§ Data lines:
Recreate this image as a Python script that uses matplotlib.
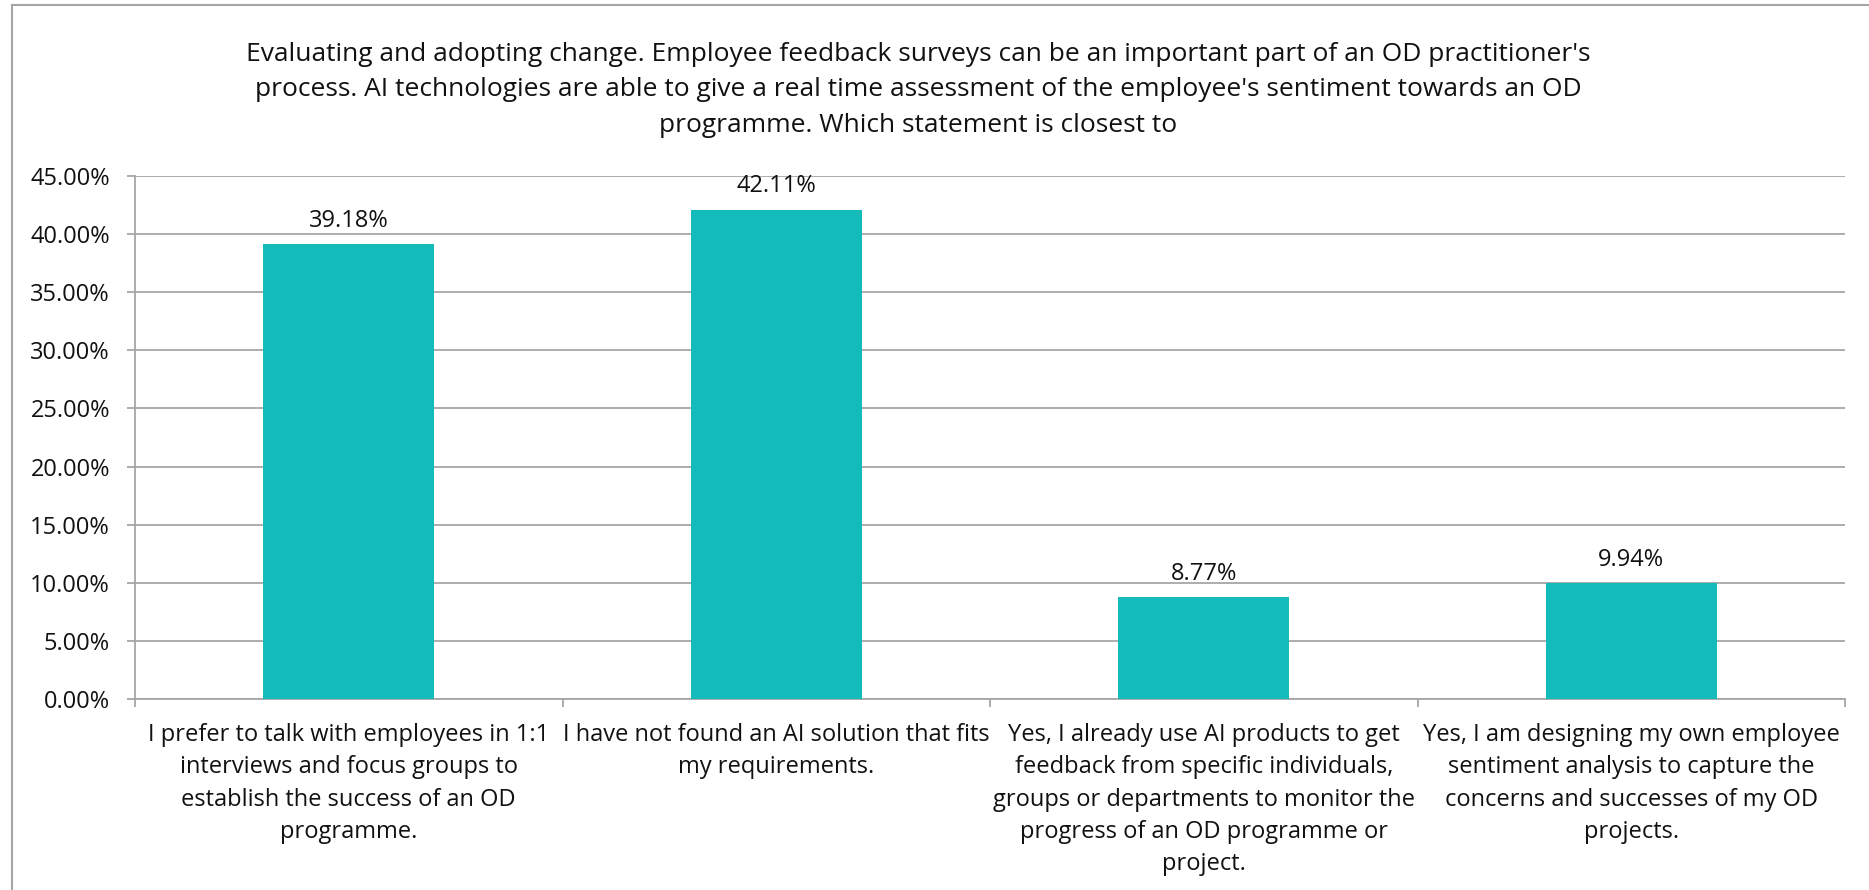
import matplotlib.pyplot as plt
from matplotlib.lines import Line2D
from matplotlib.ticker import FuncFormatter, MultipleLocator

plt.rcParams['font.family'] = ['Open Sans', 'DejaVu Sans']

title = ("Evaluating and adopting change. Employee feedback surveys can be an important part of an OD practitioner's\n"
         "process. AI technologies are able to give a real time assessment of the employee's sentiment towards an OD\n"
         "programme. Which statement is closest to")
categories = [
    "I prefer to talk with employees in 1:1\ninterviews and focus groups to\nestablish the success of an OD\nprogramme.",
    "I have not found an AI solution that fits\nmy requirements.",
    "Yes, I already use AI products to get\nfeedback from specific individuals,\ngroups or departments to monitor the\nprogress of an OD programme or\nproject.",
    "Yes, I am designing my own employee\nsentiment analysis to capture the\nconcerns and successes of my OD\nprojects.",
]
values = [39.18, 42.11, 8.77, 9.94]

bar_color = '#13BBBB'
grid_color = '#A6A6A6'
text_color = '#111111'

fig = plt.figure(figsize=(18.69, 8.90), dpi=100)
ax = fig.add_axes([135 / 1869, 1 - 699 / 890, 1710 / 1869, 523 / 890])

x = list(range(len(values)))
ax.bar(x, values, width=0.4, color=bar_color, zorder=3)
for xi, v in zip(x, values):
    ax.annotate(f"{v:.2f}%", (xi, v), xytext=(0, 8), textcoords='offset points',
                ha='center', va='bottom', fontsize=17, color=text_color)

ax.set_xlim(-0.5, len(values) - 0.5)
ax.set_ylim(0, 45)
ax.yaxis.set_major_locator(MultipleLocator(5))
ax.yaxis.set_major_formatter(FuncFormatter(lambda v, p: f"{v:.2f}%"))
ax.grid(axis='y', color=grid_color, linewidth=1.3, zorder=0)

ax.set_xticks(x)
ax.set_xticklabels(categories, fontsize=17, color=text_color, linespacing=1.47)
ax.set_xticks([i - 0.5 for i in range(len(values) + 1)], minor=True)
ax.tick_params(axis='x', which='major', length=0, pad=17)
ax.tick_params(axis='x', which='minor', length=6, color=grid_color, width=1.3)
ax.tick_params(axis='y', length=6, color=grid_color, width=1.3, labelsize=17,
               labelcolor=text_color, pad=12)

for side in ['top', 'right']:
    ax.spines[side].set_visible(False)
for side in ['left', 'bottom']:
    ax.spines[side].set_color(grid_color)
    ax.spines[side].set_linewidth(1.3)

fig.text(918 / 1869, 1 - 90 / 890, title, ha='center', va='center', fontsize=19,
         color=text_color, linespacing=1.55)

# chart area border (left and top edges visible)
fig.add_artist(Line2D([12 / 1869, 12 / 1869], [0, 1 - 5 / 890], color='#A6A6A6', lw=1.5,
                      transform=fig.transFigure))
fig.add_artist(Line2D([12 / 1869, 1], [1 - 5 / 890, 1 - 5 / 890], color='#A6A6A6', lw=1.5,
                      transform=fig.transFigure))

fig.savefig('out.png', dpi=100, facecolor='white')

§ Exercise: Your task is to return the lines above, from the first one up to and including the line containing "plt.rcParams['font.family'] = ['Open", minus any pictures.

§ Answer to this problem:
Recreate this image as a Python script that uses matplotlib.
import matplotlib.pyplot as plt
from matplotlib.lines import Line2D
from matplotlib.ticker import FuncFormatter, MultipleLocator

plt.rcParams['font.family'] = ['Open Sans', 'DejaVu Sans']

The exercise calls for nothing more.